** Given instruction **
Would you transcribe the listing that follows, character for character, and omit its images?

----

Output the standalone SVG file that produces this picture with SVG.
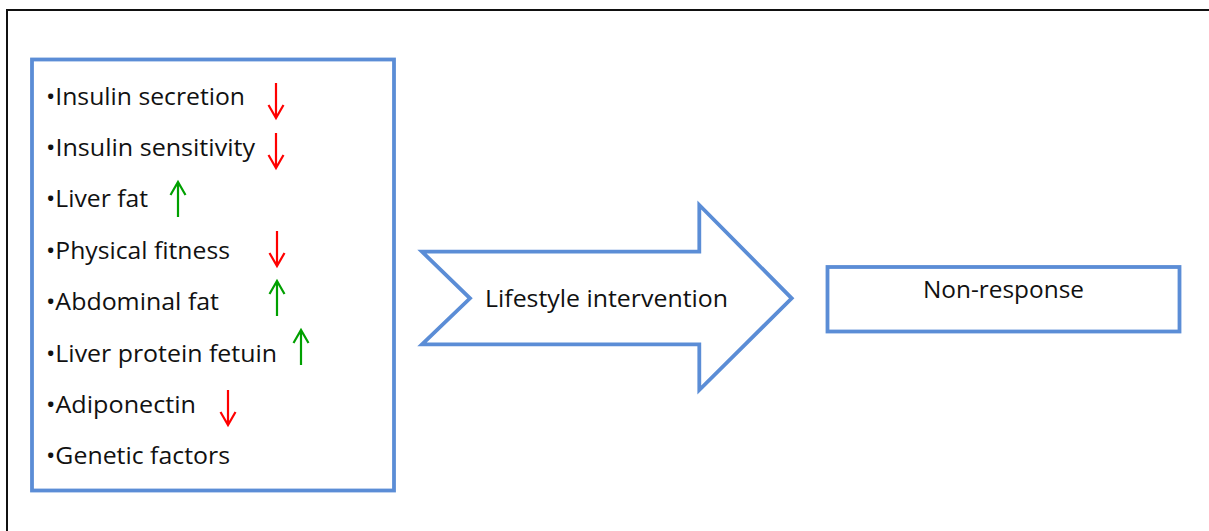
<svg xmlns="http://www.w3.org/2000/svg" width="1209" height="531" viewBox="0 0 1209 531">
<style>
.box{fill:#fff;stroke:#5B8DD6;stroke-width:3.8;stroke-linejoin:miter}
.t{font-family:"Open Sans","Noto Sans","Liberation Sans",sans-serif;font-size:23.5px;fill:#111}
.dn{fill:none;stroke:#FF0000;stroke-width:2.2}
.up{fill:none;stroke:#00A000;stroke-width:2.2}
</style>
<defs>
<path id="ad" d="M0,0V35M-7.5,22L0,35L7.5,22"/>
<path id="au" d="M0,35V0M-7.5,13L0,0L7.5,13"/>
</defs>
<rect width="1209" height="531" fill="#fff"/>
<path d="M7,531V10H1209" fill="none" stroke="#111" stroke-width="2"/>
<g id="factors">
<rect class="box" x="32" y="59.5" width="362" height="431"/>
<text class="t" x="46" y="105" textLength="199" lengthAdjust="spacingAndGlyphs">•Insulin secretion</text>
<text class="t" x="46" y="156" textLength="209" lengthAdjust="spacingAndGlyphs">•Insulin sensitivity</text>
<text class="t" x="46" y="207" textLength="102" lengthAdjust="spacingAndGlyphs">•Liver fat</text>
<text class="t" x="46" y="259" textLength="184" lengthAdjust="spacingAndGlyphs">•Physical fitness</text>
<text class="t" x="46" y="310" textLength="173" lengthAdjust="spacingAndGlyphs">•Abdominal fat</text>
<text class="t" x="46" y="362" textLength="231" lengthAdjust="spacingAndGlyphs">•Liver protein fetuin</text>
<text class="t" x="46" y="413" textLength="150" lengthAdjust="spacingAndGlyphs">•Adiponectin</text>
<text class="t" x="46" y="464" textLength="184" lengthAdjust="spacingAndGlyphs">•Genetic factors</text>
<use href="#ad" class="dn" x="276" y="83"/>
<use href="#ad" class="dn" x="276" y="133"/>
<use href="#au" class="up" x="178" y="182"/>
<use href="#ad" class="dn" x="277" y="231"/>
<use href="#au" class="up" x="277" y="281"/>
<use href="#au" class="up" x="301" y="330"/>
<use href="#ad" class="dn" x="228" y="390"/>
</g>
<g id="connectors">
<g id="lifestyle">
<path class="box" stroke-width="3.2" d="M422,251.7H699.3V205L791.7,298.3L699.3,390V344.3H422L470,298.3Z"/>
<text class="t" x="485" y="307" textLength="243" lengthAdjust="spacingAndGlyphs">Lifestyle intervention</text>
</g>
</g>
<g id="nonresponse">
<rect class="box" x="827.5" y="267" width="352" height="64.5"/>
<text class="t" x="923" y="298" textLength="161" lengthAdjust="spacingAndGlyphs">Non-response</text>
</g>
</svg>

----

** Answer to the problem **
Output the standalone SVG file that produces this picture with SVG.
<svg xmlns="http://www.w3.org/2000/svg" width="1209" height="531" viewBox="0 0 1209 531">
<style>
.box{fill:#fff;stroke:#5B8DD6;stroke-width:3.8;stroke-linejoin:miter}
.t{font-family:"Open Sans","Noto Sans","Liberation Sans",sans-serif;font-size:23.5px;fill:#111}
.dn{fill:none;stroke:#FF0000;stroke-width:2.2}
.up{fill:none;stroke:#00A000;stroke-width:2.2}
</style>
<defs>
<path id="ad" d="M0,0V35M-7.5,22L0,35L7.5,22"/>
<path id="au" d="M0,35V0M-7.5,13L0,0L7.5,13"/>
</defs>
<rect width="1209" height="531" fill="#fff"/>
<path d="M7,531V10H1209" fill="none" stroke="#111" stroke-width="2"/>
<g id="factors">
<rect class="box" x="32" y="59.5" width="362" height="431"/>
<text class="t" x="46" y="105" textLength="199" lengthAdjust="spacingAndGlyphs">•Insulin secretion</text>
<text class="t" x="46" y="156" textLength="209" lengthAdjust="spacingAndGlyphs">•Insulin sensitivity</text>
<text class="t" x="46" y="207" textLength="102" lengthAdjust="spacingAndGlyphs">•Liver fat</text>
<text class="t" x="46" y="259" textLength="184" lengthAdjust="spacingAndGlyphs">•Physical fitness</text>
<text class="t" x="46" y="310" textLength="173" lengthAdjust="spacingAndGlyphs">•Abdominal fat</text>
<text class="t" x="46" y="362" textLength="231" lengthAdjust="spacingAndGlyphs">•Liver protein fetuin</text>
<text class="t" x="46" y="413" textLength="150" lengthAdjust="spacingAndGlyphs">•Adiponectin</text>
<text class="t" x="46" y="464" textLength="184" lengthAdjust="spacingAndGlyphs">•Genetic factors</text>
<use href="#ad" class="dn" x="276" y="83"/>
<use href="#ad" class="dn" x="276" y="133"/>
<use href="#au" class="up" x="178" y="182"/>
<use href="#ad" class="dn" x="277" y="231"/>
<use href="#au" class="up" x="277" y="281"/>
<use href="#au" class="up" x="301" y="330"/>
<use href="#ad" class="dn" x="228" y="390"/>
</g>
<g id="connectors">
<g id="lifestyle">
<path class="box" stroke-width="3.2" d="M422,251.7H699.3V205L791.7,298.3L699.3,390V344.3H422L470,298.3Z"/>
<text class="t" x="485" y="307" textLength="243" lengthAdjust="spacingAndGlyphs">Lifestyle intervention</text>
</g>
</g>
<g id="nonresponse">
<rect class="box" x="827.5" y="267" width="352" height="64.5"/>
<text class="t" x="923" y="298" textLength="161" lengthAdjust="spacingAndGlyphs">Non-response</text>
</g>
</svg>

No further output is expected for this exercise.